Perhaps the most beautifully counter-intuitive example of delay's importance is in the design of self-resetting circuits. An asynchronous reset circuit may use the counter's own state to trigger a clear signal. For instance, an AND gate detects state 1010 and asserts CLEAR. As soon as the flip-flops start to clear, the 1010 state vanishes, and the AND gate's output goes low again. The CLEAR signal is a pulse whose duration is determined by the propagation delays of the feedback loop—the time it takes for a flip-flop to clear plus the time it takes for that change to propagate back through the AND gate. If this pulse is too short—if the gates are too fast!—it may not be wide enough to reliably reset all the flip-flops. In a stunning reversal, the engineer might need to add delay to the reset path, intentionally slowing it down to ensure the reset pulse is long enough to do its job.

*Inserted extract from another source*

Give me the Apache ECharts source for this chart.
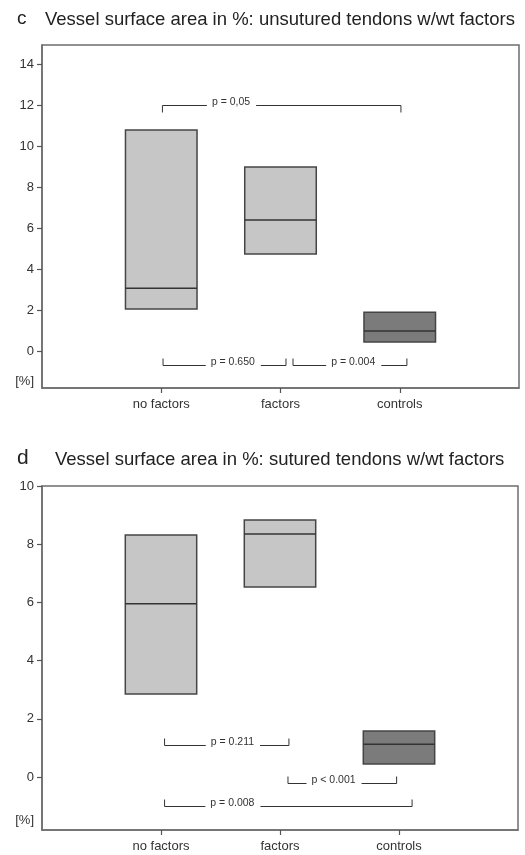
<!DOCTYPE html>
<html><head><meta charset="utf-8">
<script src="https://cdn.jsdelivr.net/npm/echarts@6/dist/echarts.min.js"></script>
<style>html,body{margin:0;padding:0;background:#fff}#c{width:525px;height:855px}</style>
</head><body><div id="c"></div>
<script>
// ---- data ----
const categories = ['no factors', 'factors', 'controls'];
const yTicksC = [0, 2, 4, 6, 8, 10, 12, 14];
const yTicksD = [0, 2, 4, 6, 8, 10];
const unitLabel = '[%]';

// panel c: unsutured tendons (box: lower quartile, median, upper quartile)
const boxLowC  = [2.05, 4.73, 0.44];
const boxMedC  = [3.07, 6.39, 0.98];
const boxHighC = [10.78, 8.98, 1.90];
// panel d: sutured tendons
const boxLowD  = [2.85, 6.53, 0.45];
const boxMedD  = [5.95, 8.35, 1.13];
const boxHighD = [8.32, 8.83, 1.58];

// significance brackets (x in category units 1..3, level in %)
const bracketLabelsC = ['p = 0,05', 'p = 0.650', 'p = 0.004'];
const bracketFromC   = [1.01, 1.015, 2.105];
const bracketToC     = [3.01, 2.046, 3.06];
const bracketLevelC  = [12, -0.68, -0.68];
const bracketTextAtC = [1.585, 1.60, 2.61];
const bracketUpC     = [-1, 1, 1];

const bracketLabelsD = ['p = 0.211', 'p < 0.001', 'p = 0.008'];
const bracketFromD   = [1.03, 2.067, 1.03];
const bracketToD     = [2.075, 2.98, 3.11];
const bracketLevelD  = [1.10, -0.21, -1.0];
const bracketTextAtD = [1.60, 2.45, 1.60];
const bracketUpD     = [1, 1, 1];

// ---- styles ----
const boxFill = ['#c6c6c6', '#c6c6c6', '#7b7b7b'];
const FONT = '"Liberation Sans", Arial, sans-serif';
const PFONT = '10.5px ' + FONT;
const frameColor = '#6e6e6e';
const textColor = '#333';

const mctx = document.createElement('canvas').getContext('2d');
function measure(t, font) { mctx.font = font; return mctx.measureText(t).width; }

function boxRender(params, api) {
  const x = api.value(0);
  const lo = api.coord([x, api.value(1)]);
  const md = api.coord([x, api.value(2)]);
  const hi = api.coord([x, api.value(3)]);
  const w = api.size([0.6, 0])[0];
  return {
    type: 'group',
    children: [
      { type: 'rect', shape: { x: lo[0] - w / 2, y: hi[1], width: w, height: lo[1] - hi[1] },
        style: { fill: boxFill[params.dataIndex], stroke: '#454545', lineWidth: 1.5 } },
      { type: 'line', shape: { x1: lo[0] - w / 2, y1: md[1], x2: lo[0] + w / 2, y2: md[1] },
        style: { stroke: '#333', lineWidth: 1.5 } }
    ]
  };
}

function bracketRender(labels) {
  return function (params, api) {
    const a = api.coord([api.value(0), api.value(2)]);
    const b = api.coord([api.value(1), api.value(2)]);
    const t = api.coord([api.value(3), api.value(2)]);
    const h = 7 * api.value(4);
    const label = labels[params.dataIndex];
    const tw = measure(label, PFONT);
    const l1 = t[0] - tw / 2 - 5, r1 = t[0] + tw / 2 + 6;
    const y = Math.round(a[1]) + 0.5;
    return {
      type: 'group',
      children: [
        { type: 'polyline', shape: { points: [[a[0], y - h], [a[0], y], [l1, y]] },
          style: { stroke: '#333', lineWidth: 1, fill: null } },
        { type: 'polyline', shape: { points: [[r1, y], [b[0], y], [b[0], y - h]] },
          style: { stroke: '#333', lineWidth: 1, fill: null } },
        { type: 'text', style: { text: label, x: t[0], y: y - 3.5, align: 'center', verticalAlign: 'middle',
          font: PFONT, fill: '#333' } }
      ]
    };
  };
}

function boxData(lo, md, hi) { return categories.map((c, i) => [i + 1, lo[i], md[i], hi[i]]); }
function bracketData(f, t, l, at, up) { return f.map((v, i) => [v, t[i], l[i], at[i], up[i]]); }

function xAxisFor(idx) {
  return {
    gridIndex: idx, type: 'value', min: 0, max: 4, position: 'bottom',
    axisLine: { show: true, onZero: false, lineStyle: { color: frameColor, width: 1.5 } },
    splitLine: { show: false },
    axisTick: { show: true, customValues: [1, 2, 3], length: 5, lineStyle: { color: '#555', width: 1.2 } },
    axisLabel: { customValues: [1, 2, 3], formatter: v => categories[v - 1] || '',
      color: textColor, fontSize: 13, fontFamily: FONT, margin: 10 }
  };
}
function yAxisFor(idx, min, max, ticks) {
  return {
    gridIndex: idx, type: 'value', min: min, max: max, position: 'left',
    axisLine: { show: true, onZero: false, lineStyle: { color: frameColor, width: 1.5 } },
    splitLine: { show: false },
    axisTick: { show: true, customValues: ticks, length: 5, lineStyle: { color: '#555', width: 1.2 } },
    axisLabel: { customValues: [-1.5].concat(ticks), formatter: v => (v === -1.5 ? unitLabel : String(v)),
      color: textColor, fontSize: 13, fontFamily: FONT, margin: 8 }
  };
}

const chart = echarts.init(document.getElementById('c'), null, { renderer: 'canvas' });
chart.setOption({
  animation: false,
  backgroundColor: '#fff',
  grid: [
    { left: 42, top: 45, width: 477, height: 343, show: true, borderColor: frameColor, borderWidth: 1.5, backgroundColor: '#fff' },
    { left: 42, top: 486, width: 476, height: 344, show: true, borderColor: frameColor, borderWidth: 1.5, backgroundColor: '#fff' }
  ],
  xAxis: [xAxisFor(0), xAxisFor(1)],
  yAxis: [yAxisFor(0, -1.8, 14.93, yTicksC), yAxisFor(1, -1.82, 10, yTicksD)],
  graphic: [
    { type: 'text', left: 17, top: 9, style: { text: 'c', font: '19px ' + FONT, fill: '#222' } },
    { type: 'text', left: 45, top: 10, style: { text: 'Vessel surface area in %: unsutured tendons w/wt factors', font: '18.5px ' + FONT, fill: '#222' } },
    { type: 'text', left: 17, top: 448, style: { text: 'd', font: '21px ' + FONT, fill: '#222' } },
    { type: 'text', left: 55, top: 450, style: { text: 'Vessel surface area in %: sutured tendons w/wt factors', font: '18.5px ' + FONT, fill: '#222' } }
  ],
  series: [
    { type: 'custom', xAxisIndex: 0, yAxisIndex: 0, renderItem: boxRender, encode: { x: 0, y: [1, 2, 3] },
      data: boxData(boxLowC, boxMedC, boxHighC) },
    { type: 'custom', xAxisIndex: 0, yAxisIndex: 0, renderItem: bracketRender(bracketLabelsC), encode: { x: [0, 1, 3], y: 2 },
      data: bracketData(bracketFromC, bracketToC, bracketLevelC, bracketTextAtC, bracketUpC) },
    { type: 'custom', xAxisIndex: 1, yAxisIndex: 1, renderItem: boxRender, encode: { x: 0, y: [1, 2, 3] },
      data: boxData(boxLowD, boxMedD, boxHighD) },
    { type: 'custom', xAxisIndex: 1, yAxisIndex: 1, renderItem: bracketRender(bracketLabelsD), encode: { x: [0, 1, 3], y: 2 },
      data: bracketData(bracketFromD, bracketToD, bracketLevelD, bracketTextAtD, bracketUpD) }
  ]
});
</script></body></html>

From setting the tempo of a microprocessor to giving rise to phantom glitches and critical races, gate propagation delay is far more than a simple number on a datasheet. It is an essential character in the story of every digital circuit, the invisible architect dictating the boundaries of performance and the subtle rules of reliability. To master digital design is to understand this tyranny of the nanosecond and learn to make time itself an ally.